Supplied material -
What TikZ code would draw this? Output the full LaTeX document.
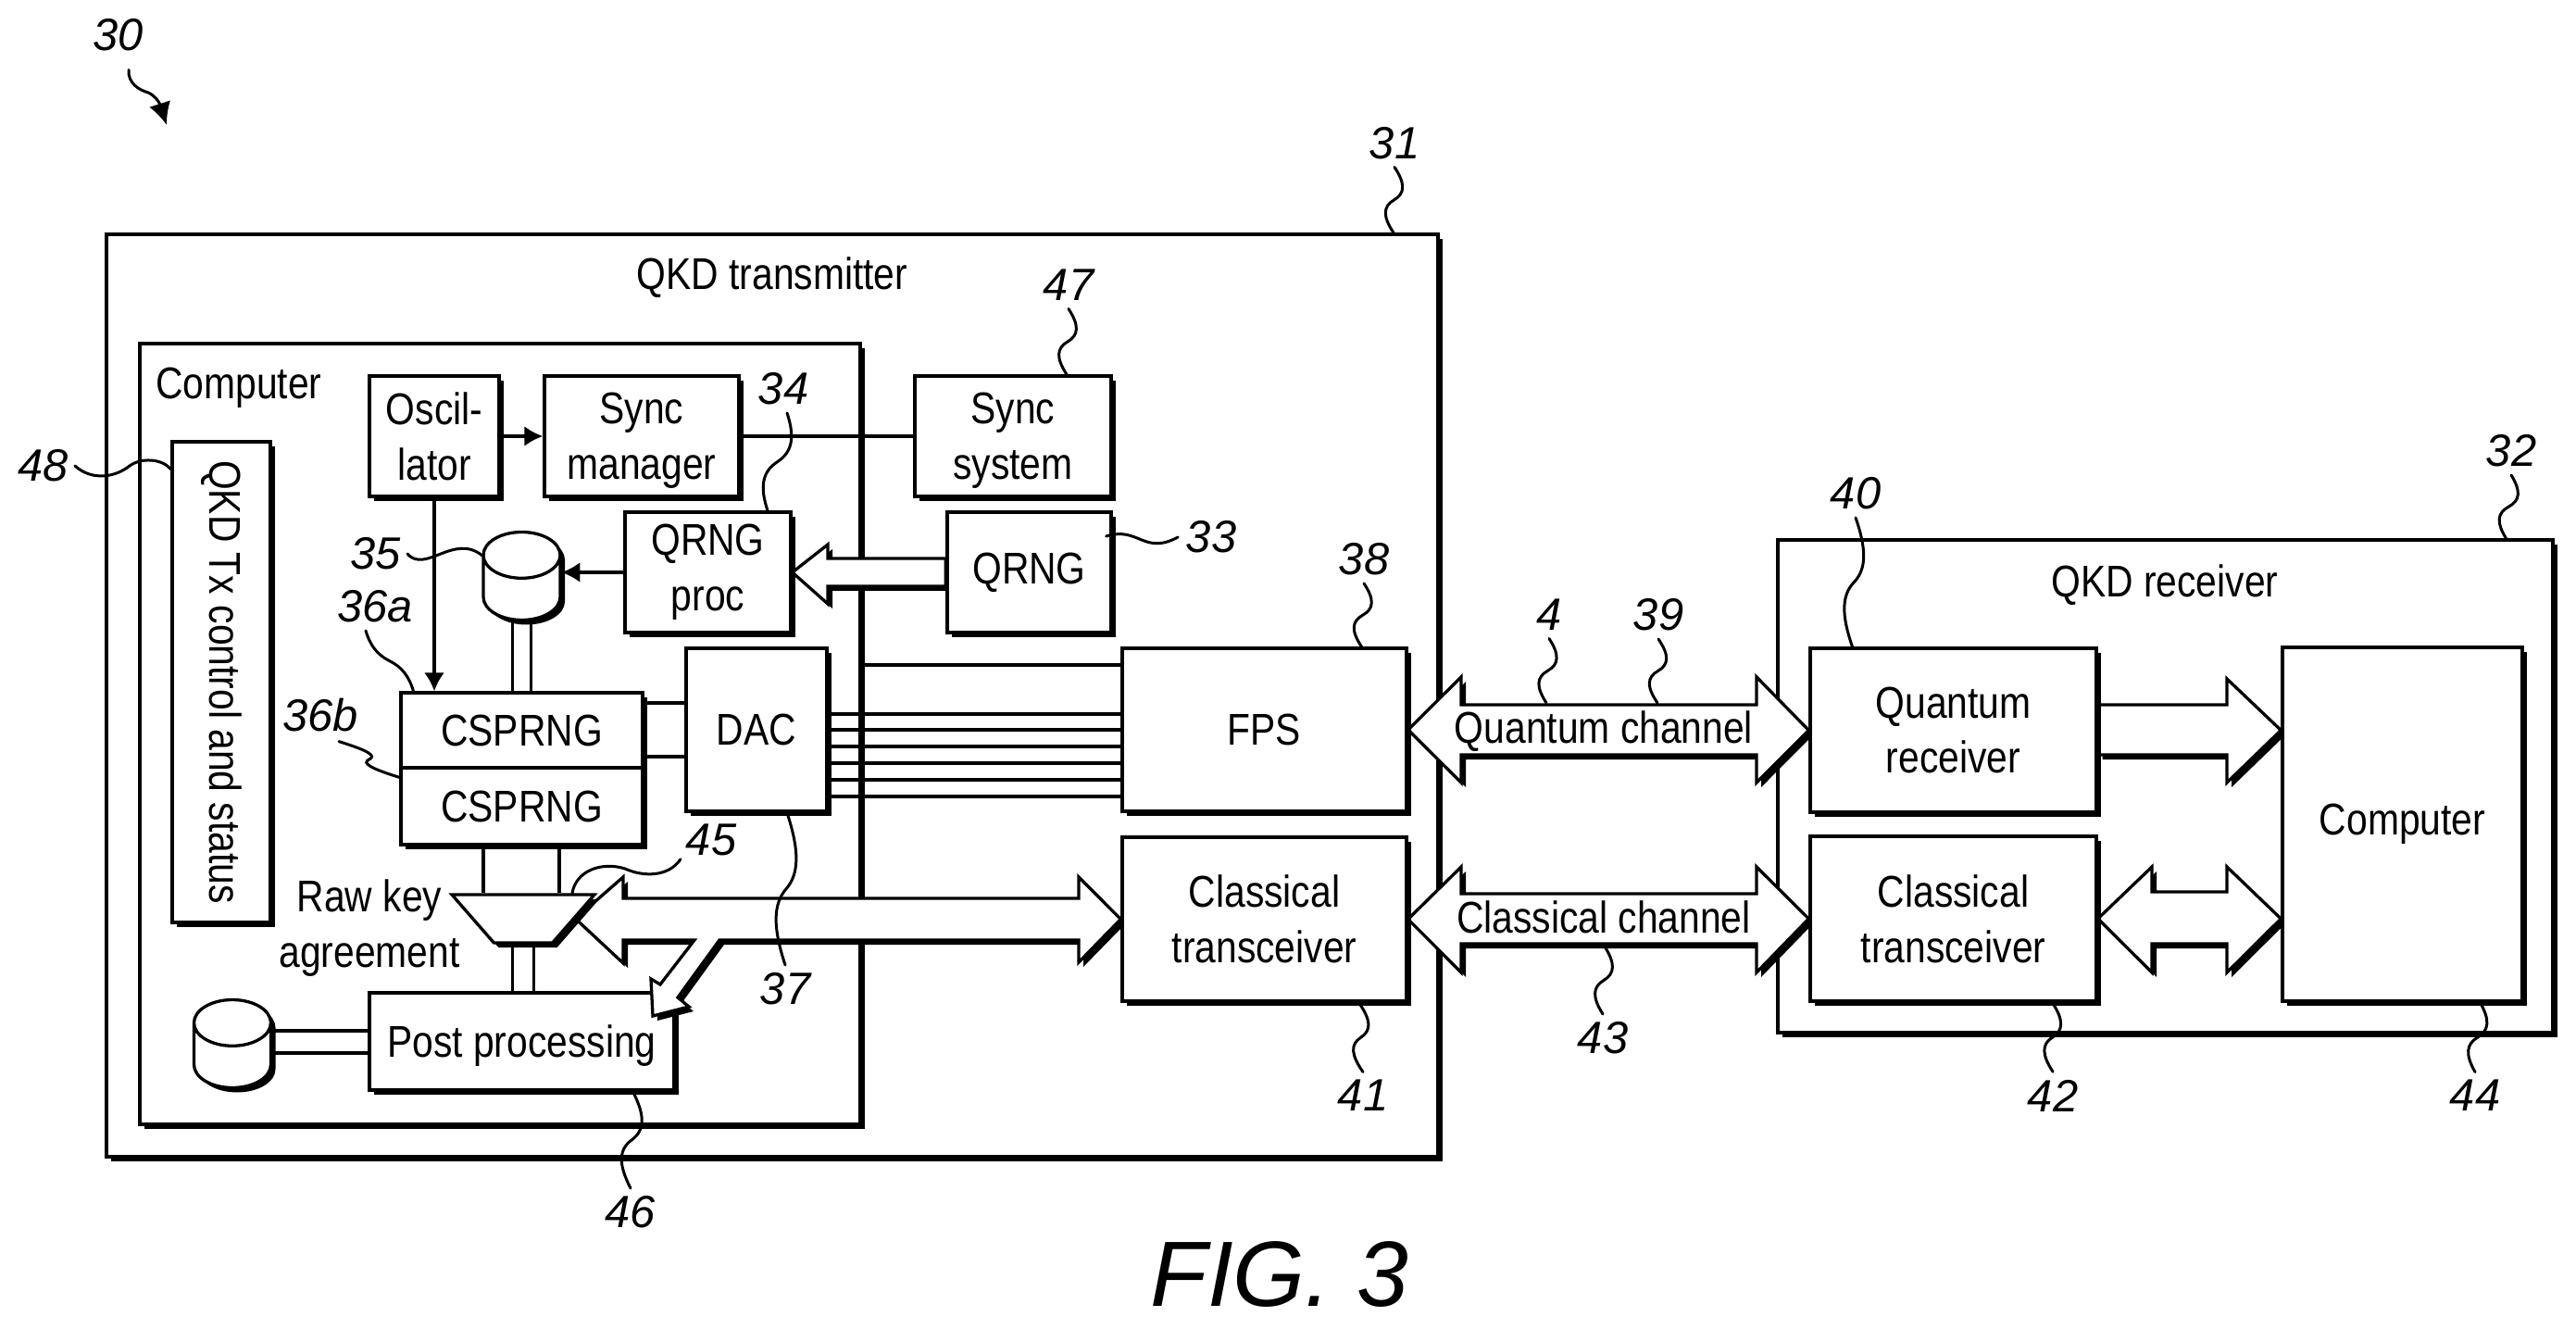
\documentclass[tikz,border=0pt]{standalone}
\usepackage{fontspec}
\setmainfont{Liberation Sans}[FakeStretch=0.85]
\newfontfamily\numfont{Liberation Sans}
\usetikzlibrary{shapes.geometric,arrows.meta,shadows,calc}

\pgfdeclarelayer{back}
\pgfdeclarelayer{buses}
\pgfsetlayers{back,buses,main}

\begin{document}
\begin{tikzpicture}[
    boxtext/.style={font=\fontsize{13.66}{17}\selectfont, align=center, inner sep=0pt},
    solidshadow/.style={general shadow={shadow xshift=.05cm, shadow yshift=-.05cm, fill=black}},
    block/.style={rectangle, draw=black, fill=white, line width=.033cm, solidshadow, boxtext},
    store/.style={cylinder, shape border rotate=90, shape aspect=.6, anchor=shape center, draw=black, fill=white, line width=.033cm, solidshadow, inner xsep=.415cm, inner ysep=.19cm, minimum width=.83cm, minimum height=.95cm},
    bus/.style={draw=black, fill=white, line width=.033cm, line join=miter, solidshadow},
    line/.style={draw=black, line width=.035cm},
    refnum/.style={font=\numfont\itshape\fontsize{13.9}{16}\selectfont, inner sep=0pt},
    leader/.style={draw=black, line width=.03cm, line cap=round},
    wavy/.style={to path={.. controls ($(\tikztostart)!.25!(\tikztotarget)+(#1,0)$) and ($(\tikztostart)!.4!(\tikztotarget)+(#1,0)$) .. ($(\tikztostart)!.5!(\tikztotarget)$) .. controls ($(\tikztostart)!.6!(\tikztotarget)-(#1,0)$) and ($(\tikztostart)!.75!(\tikztotarget)-(#1,0)$) .. (\tikztotarget)}}
]
\useasboundingbox (0,0) rectangle (27.82,-14.35);

% Outer boxes and post processing lie under the buses
\begin{pgfonlayer}{back}
\node[block, minimum width=14.38cm, minimum height=9.96cm] (transmitter) at (8.34,-7.51) {};
\node[block, minimum width=8.37cm, minimum height=5.32cm] (receiver) at (23.385,-8.49) {};
\node[block, minimum width=7.78cm, minimum height=8.43cm] (txcomputer) at (5.40,-7.925) {};
\node[block, minimum width=3.29cm, minimum height=1.05cm, text depth=0pt] (post) at (5.635,-11.245) {Post processing};
\end{pgfonlayer}

% Titles of the outer boxes
\node[boxtext] (txtitle) at (8.34,-3.00) {QKD transmitter};
\node[boxtext] (rxtitle) at (23.38,-6.32) {QKD receiver};
\node[boxtext] (comptitle) at (2.58,-4.19) {Computer};

% Computer blocks
\node[block, minimum width=1.06cm, minimum height=5.19cm] (control) at (2.39,-7.365) {};
\node[boxtext, rotate=-90] (controltext) at (control) {QKD Tx control and status};
\node[block, minimum width=1.40cm, minimum height=1.30cm] (osc) at (4.69,-4.71) {Oscil-\\lator};
\node[block, minimum width=2.10cm, minimum height=1.30cm, text depth=0pt] (syncman) at (6.93,-4.71) {Sync\\manager};
\node[block, minimum width=1.79cm, minimum height=1.30cm] (qrngproc) at (7.645,-6.18) {QRNG\\proc};
\node[store] (seedstore) at (5.635,-6.22) {};
\node[block, minimum width=2.61cm, minimum height=.81cm] (csa) at (5.635,-7.885) {CSPRNG};
\node[block, minimum width=2.61cm, minimum height=.83cm] (csb) at (5.635,-8.705) {CSPRNG};
\node[block, minimum width=1.52cm, minimum height=1.76cm] (dac) at (8.17,-7.88) {DAC};
\node[trapezium, shape border rotate=180, trapezium stretches=true, trapezium angle=60, draw=black, fill=white, line width=.033cm, solidshadow, inner sep=0pt, minimum width=1.54cm, minimum height=.52cm] (rawkey) at (5.65,-9.92) {\phantom{x}};
\node[boxtext] (rawkeytext) at (3.99,-10.02) {Raw key\\agreement};
\node[store] (keystore) at (2.51,-11.27) {};

% Blocks of the transmitter outside the computer
\node[block, minimum width=2.12cm, minimum height=1.30cm, text depth=0pt] (syncsys) at (10.94,-4.71) {Sync\\system};
\node[block, minimum width=1.77cm, minimum height=1.30cm] (qrng) at (11.115,-6.18) {QRNG};
\node[block, minimum width=3.07cm, minimum height=1.76cm] (fps) at (13.655,-7.88) {FPS};
\node[block, minimum width=3.07cm, minimum height=1.77cm] (txclass) at (13.655,-9.925) {Classical\\transceiver};

% Receiver blocks
\node[block, minimum width=3.09cm, minimum height=1.77cm] (qreceiver) at (21.095,-7.885) {Quantum\\receiver};
\node[block, minimum width=3.09cm, minimum height=1.78cm] (rxclass) at (21.095,-9.92) {Classical\\transceiver};
\node[block, minimum width=2.59cm, minimum height=3.82cm] (rxcomputer) at (25.945,-8.90) {Computer};

% Block arrows
\begin{pgfonlayer}{buses}
\draw[bus] ([yshift=.15cm]qrng.west) -- (8.94,-6.03) -- (8.94,-5.88) -- (qrngproc.east) -- (8.94,-6.52) -- (8.94,-6.33) -- ([yshift=-.15cm]qrng.west) -- cycle;
\draw[bus] (fps.east) -- (15.78,-7.31) -- (15.78,-7.61) -- (18.97,-7.61) -- (18.97,-7.31) -- (qreceiver.west) -- (18.97,-8.45) -- (18.97,-8.15) -- (15.78,-8.15) -- (15.78,-8.45) -- cycle;
\draw[bus] (txclass.east) -- (15.78,-9.36) -- (15.78,-9.65) -- (18.97,-9.65) -- (18.97,-9.36) -- (rxclass.west) -- (18.97,-10.50) -- (18.97,-10.19) -- (15.78,-10.19) -- (15.78,-10.50) -- cycle;
\draw[bus] ([yshift=.275cm]qreceiver.east) -- (24.05,-7.61) -- (24.05,-7.33) -- (rxcomputer.west |- qreceiver) -- (24.05,-8.45) -- (24.05,-8.15) -- ([yshift=-.265cm]qreceiver.east) -- cycle;
\draw[bus] (rxclass.east) -- (23.24,-9.36) -- (23.24,-9.63) -- (24.05,-9.63) -- (24.05,-9.36) -- (rxcomputer.west |- rxclass) -- (24.05,-10.50) -- (24.05,-10.19) -- (23.24,-10.19) -- (23.24,-10.50) -- cycle;
\draw[bus] (rawkey.east) -- (6.73,-9.47) -- (6.73,-9.70) -- (11.65,-9.70) -- (11.65,-9.47) -- (txclass.west) -- (11.65,-10.39) -- (11.65,-10.15) -- (7.77,-10.15) -- (7.32,-10.77) -- (7.44,-10.87) -- (7.05,-10.97) -- (7.03,-10.57) -- (7.13,-10.63) -- (7.50,-10.15) -- (6.73,-10.15) -- (6.73,-10.40) -- cycle;
\end{pgfonlayer}

\node[boxtext] (qchannel) at (17.32,-7.90) {Quantum channel};
\node[boxtext] (cchannel) at (17.32,-9.90) {Classical channel};

% Connections
\draw[line, -{Latex[length=.2cm,width=.22cm]}] (osc) -- (syncman);
\draw[line] (syncman) -- (syncsys);
\draw[line, -{Latex[length=.2cm,width=.22cm]}] (osc) -- (osc |- csa.north);
\draw[line, -{Latex[length=.2cm,width=.22cm]}] (qrngproc) -- (qrngproc -| seedstore.east);
\draw[line] ([xshift=-.1cm]seedstore.bottom) -- ([xshift=-.1cm]seedstore.bottom |- csa.north);
\draw[line] ([xshift=.1cm]seedstore.bottom) -- ([xshift=.1cm]seedstore.bottom |- csa.north);
\draw[line] ([yshift=.295cm]csa.east) -- ([yshift=.295cm]csa.east -| dac.west);
\draw[line] ([yshift=-.285cm]csa.east) -- ([yshift=-.285cm]csa.east -| dac.west);
\draw[line] ([xshift=-.415cm]csb.south) -- ([xshift=-.415cm]csb.south |- rawkey.north);
\draw[line] ([xshift=.405cm]csb.south) -- ([xshift=.405cm]csb.south |- rawkey.north);
\draw[line] ([xshift=-.1cm]post.north) -- ([xshift=-.1cm]post.north |- rawkey.south);
\draw[line] ([xshift=.13cm]post.north) -- ([xshift=.13cm]post.north |- rawkey.south);
\draw[line] (keystore.east |- 0,-11.13) -- (post.west |- 0,-11.13);
\draw[line] (keystore.east |- 0,-11.37) -- (post.west |- 0,-11.37);

% DAC and computer to FPS
\draw[line] ([yshift=.70cm]txcomputer.east |- fps) -- ([yshift=.70cm]fps.west);
\foreach \lane in {.17,0,-.18,-.36,-.54,-.72} {
    \draw[line] ([yshift=\lane cm]dac.east) -- ([yshift=\lane cm]dac.east -| fps.west);
}

% Reference numerals
\node[refnum] (n30) at (1.28,-.375) {30};
\node[refnum] (n31) at (15.06,-1.545) {31};
\node[refnum] (n32) at (27.12,-4.87) {32};
\node[refnum] (n33) at (13.08,-5.80) {33};
\node[refnum] (n34) at (8.46,-4.20) {34};
\node[refnum] (n35) at (4.06,-5.98) {35};
\node[refnum] (n36a) at (4.05,-6.55) {36a};
\node[refnum] (n36b) at (3.46,-7.72) {36b};
\node[refnum] (n37) at (8.48,-10.68) {37};
\node[refnum] (n38) at (14.73,-6.04) {38};
\node[refnum] (n4) at (16.73,-6.64) {4};
\node[refnum] (n39) at (17.91,-6.64) {39};
\node[refnum] (n40) at (20.04,-5.33) {40};
\node[refnum] (n41) at (14.72,-11.83) {41};
\node[refnum] (n42) at (22.17,-11.83) {42};
\node[refnum] (n43) at (17.31,-11.21) {43};
\node[refnum] (n44) at (26.73,-11.83) {44};
\node[refnum] (n45) at (7.68,-9.07) {45};
\node[refnum] (n46) at (6.81,-13.09) {46};
\node[refnum] (n47) at (11.54,-3.08) {47};
\node[refnum] (n48) at (.47,-5.03) {48};
\node[font=\numfont\itshape\fontsize{28.5}{32}\selectfont, inner sep=0pt] (figlabel) at (13.82,-13.76) {FIG. 3};

% Leaders
\draw[leader, -{Latex[length=.24cm,width=.24cm]}] ([shift={(.11,-.2)}]n30.south) .. controls (1.38,-.9) and (1.5,-.97) .. (1.6,-1.0) .. controls (1.67,-1.03) and (1.72,-1.1) .. (1.8,-1.35);
\draw[leader] ([yshift=-.08cm]n31.south) to[wavy=.12] ([xshift=6.71cm]transmitter.north);
\draw[leader] ([yshift=-.08cm]n32.south) to[wavy=.12] ([xshift=3.68cm]receiver.north);
\draw[leader] ([xshift=-.07cm,yshift=.39cm]qrng.east) .. controls (12.3,-5.68) and (12.35,-6.0) .. ([xshift=-.08cm]n33.west);
\draw[leader] ([shift={(.04,-.08)}]n34.south) to[wavy=.14] ([xshift=.645cm]qrngproc.north);
\draw[leader] ([xshift=.06cm]n35.east) .. controls (4.6,-6.2) and (4.9,-5.75) .. (5.21,-6.0);
\draw[leader] ([shift={(-.1,-.08)}]n36a.south) to[wavy=-.08] ([xshift=-1.17cm]csa.north);
\draw[leader] ([shift={(.2,-.1)}]n36b.south) to[wavy=.15] ([yshift=-.12cm]csb.north west);
\draw[leader] ([xshift=.33cm]dac.south) to[wavy=.14] ([yshift=.08cm]n37.north);
\draw[leader] ([yshift=-.08cm]n38.south) to[wavy=.12] ([xshift=1.05cm]fps.north);
\draw[leader] ([yshift=-.08cm]n4.south) to[wavy=.12] (16.70,-7.59);
\draw[leader] ([yshift=-.08cm]n39.south) to[wavy=.12] (17.90,-7.59);
\draw[leader] ([yshift=-.08cm]n40.south) to[wavy=.13] ([xshift=-1.09cm]qreceiver.north);
\draw[leader] ([xshift=1.02cm]txclass.south) to[wavy=.12] ([yshift=.08cm]n41.north);
\draw[leader] ([xshift=1.07cm]rxclass.south) to[wavy=.12] ([yshift=.08cm]n42.north);
\draw[leader] (17.33,-10.22) to[wavy=.12] ([yshift=.08cm]n43.north);
\draw[leader] ([xshift=.84cm]rxcomputer.south) to[wavy=.12] ([yshift=.08cm]n44.north);
\draw[leader] ([shift={(-.33,-.03)}]n45.south) .. controls (7.22,-9.47) and (6.95,-9.47) .. (6.75,-9.38) .. controls (6.5,-9.3) and (6.22,-9.4) .. ([xshift=.53cm]rawkey.north);
\draw[leader] ([xshift=1.2cm]post.south) to[wavy=.14] ([yshift=.08cm]n46.north);
\draw[leader] ([yshift=-.08cm]n47.south) to[wavy=.12] ([xshift=.58cm]syncsys.north);
\draw[leader] ([xshift=.06cm]n48.east) .. controls (1.0,-5.2) and (1.25,-5.15) .. (1.4,-5.03) .. controls (1.52,-4.94) and (1.75,-4.95) .. ([yshift=2.3cm]control.west);

\end{tikzpicture}
\end{document}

Problem -
From the first line above down to the line with "(0,0) rectangle (27.82,-14.35);", reproduce every line and no others, omitting pictures.

Written solution -
What TikZ code would draw this? Output the full LaTeX document.
\documentclass[tikz,border=0pt]{standalone}
\usepackage{fontspec}
\setmainfont{Liberation Sans}[FakeStretch=0.85]
\newfontfamily\numfont{Liberation Sans}
\usetikzlibrary{shapes.geometric,arrows.meta,shadows,calc}

\pgfdeclarelayer{back}
\pgfdeclarelayer{buses}
\pgfsetlayers{back,buses,main}

\begin{document}
\begin{tikzpicture}[
    boxtext/.style={font=\fontsize{13.66}{17}\selectfont, align=center, inner sep=0pt},
    solidshadow/.style={general shadow={shadow xshift=.05cm, shadow yshift=-.05cm, fill=black}},
    block/.style={rectangle, draw=black, fill=white, line width=.033cm, solidshadow, boxtext},
    store/.style={cylinder, shape border rotate=90, shape aspect=.6, anchor=shape center, draw=black, fill=white, line width=.033cm, solidshadow, inner xsep=.415cm, inner ysep=.19cm, minimum width=.83cm, minimum height=.95cm},
    bus/.style={draw=black, fill=white, line width=.033cm, line join=miter, solidshadow},
    line/.style={draw=black, line width=.035cm},
    refnum/.style={font=\numfont\itshape\fontsize{13.9}{16}\selectfont, inner sep=0pt},
    leader/.style={draw=black, line width=.03cm, line cap=round},
    wavy/.style={to path={.. controls ($(\tikztostart)!.25!(\tikztotarget)+(#1,0)$) and ($(\tikztostart)!.4!(\tikztotarget)+(#1,0)$) .. ($(\tikztostart)!.5!(\tikztotarget)$) .. controls ($(\tikztostart)!.6!(\tikztotarget)-(#1,0)$) and ($(\tikztostart)!.75!(\tikztotarget)-(#1,0)$) .. (\tikztotarget)}}
]
\useasboundingbox (0,0) rectangle (27.82,-14.35);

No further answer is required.